Officials with the Sioux City Community School District say they can’t comment on a lawsuit filed by former Superintendent Dr. Paul Gausman against four board members and the district.
The civil case accuses the district and Board President Dan Greenwell and members Taylor Goodvin, Jan George, and Bob Michaelson of violating Iowa’s open meetings laws. Gausman is asking the court to remove them from office.
The lawsuit claims the board met in closed session two times last year to discuss Gausman’s qualifications, to propose a complaint against him to the Iowa Board of Education, and to discuss allegations the school leader tried to bribe board members to keep Perla Alarcon Flory as board president. The lawsuit seeks monetary damages and attorney’s fees, as well as voiding a complaint filed against Gausman, who left the district last year for a new post with Lincoln Community Schools.
Republicans in the Iowa House have unveiled a list of 13 priority bills, including one that forbids classroom instruction of sexual orientation or gender identity in kindergarten through the third grade. Another would require schools to notify a parent if a student asks to be identified by a different gender when they’re at school.
House Speaker Pat Grassley says the bill specifies that school employees cannot facilitate, encourage or coerce students to withhold that kind of information from parents.
House Democratic Leader Jennifer Konfrst says these bills are “mean-spirited attacks” on LGBTQ teenagers and adults.
Another bill on the House GOP agenda would require schools to provide parents with details about coursework, including what books and other materials will be used. It’s similar to legislation the House passed in 2022. Thirty-one of the 64 House Republicans have also filed a bill that would require social studies classes in all of Iowa’s public and private schools to teach that communism conflicts with freedom and democracy.
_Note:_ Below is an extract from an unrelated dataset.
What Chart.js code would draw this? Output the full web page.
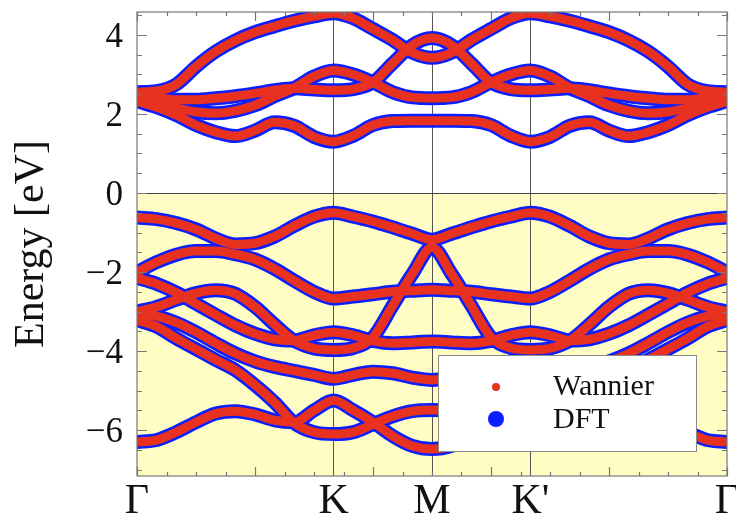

Iowa Governor Kim Reynolds says she’ll file a bill to combine the state’s 37 agencies into just 16. She says it’ll help Iowans have a better experience interacting with state government.
The Reynolds administration hired a consultant for about a million dollars, who identified more than $200 dollars in potential savings over four years. Five hundred vacant positions would be eliminated, but Reynolds’ staff says there would be no layoffs.
Senate Democratic Leader Zach Wahls says any government reorganization should be done carefully and not rushed.
Republican leaders say they’re open to a realignment of state government.
Iowa lawmakers could soon work on Republicans’ latest effort to reinstate the death penalty in Iowa.
State Sen. Brad Zaun has reintroduced a bill into the Senate Judiciary Committee that could bring back the death penalty in Iowa “for murder in the first degree” when it “involve kidnapping and sexual abuse offenses against” a minor.
Currently, the penalty for the rape and kidnapping of a minor and the rape, kidnapping and murder of a minor is the same. Both crimes bring a life sentence in prison upon conviction.
The Iowa Capital Dispatch reports A similar bill was introduced in 2019 and 2021, but did not reach the floor for a vote. Capital punishment has not been used in Iowa since it was abolished in the state in 1965 by Gov. Harold Hughes. Legislation to reinstate capital punishment has not been debated on the floor of either chamber since 1995.
Marty Ryan, president of Iowans Against the Death Penalty, disagrees that this bill would deter perpetrators more than the current statutes. He said perpetrators don’t think they’re going to get caught in the first place, so the deterrence of the death penalty will be null.
Even though the number of COVID-19 cases and hospitalizations in Nebraska continues to fall, health officials in the state urge people to get the latest booster. There were almost 1,500 cases in Nebraska for the week ending on January 11th. That was similar to the week before. That is down from a peak of about 3,600 in early December. The new subvariant dominant on the east coast is gaining traction in Nebraska.
People in Sioux City will have a chance to trout fish this winter and early spring. The Iowa Department of Natural Resources stocked about 1,500 rainbow trout into Bacon Creek over the weekend. It’s all part of the state’s efforts to give anglers a chance to trout fish closer to home. Some other cities taking part in the program are Council Bluffs and Mason City.
The leader of the Clay County Fair in Spencer is the next leader of the Iowa State Fair.
Radio Iowa Report Jeremy Parsons will take over in early March to replace Gary Slater, who announced in October that he was retiring after leading the State Fair since 2001. Parsons
has been the CEO of the Clay County Fair in Spencer since 2011.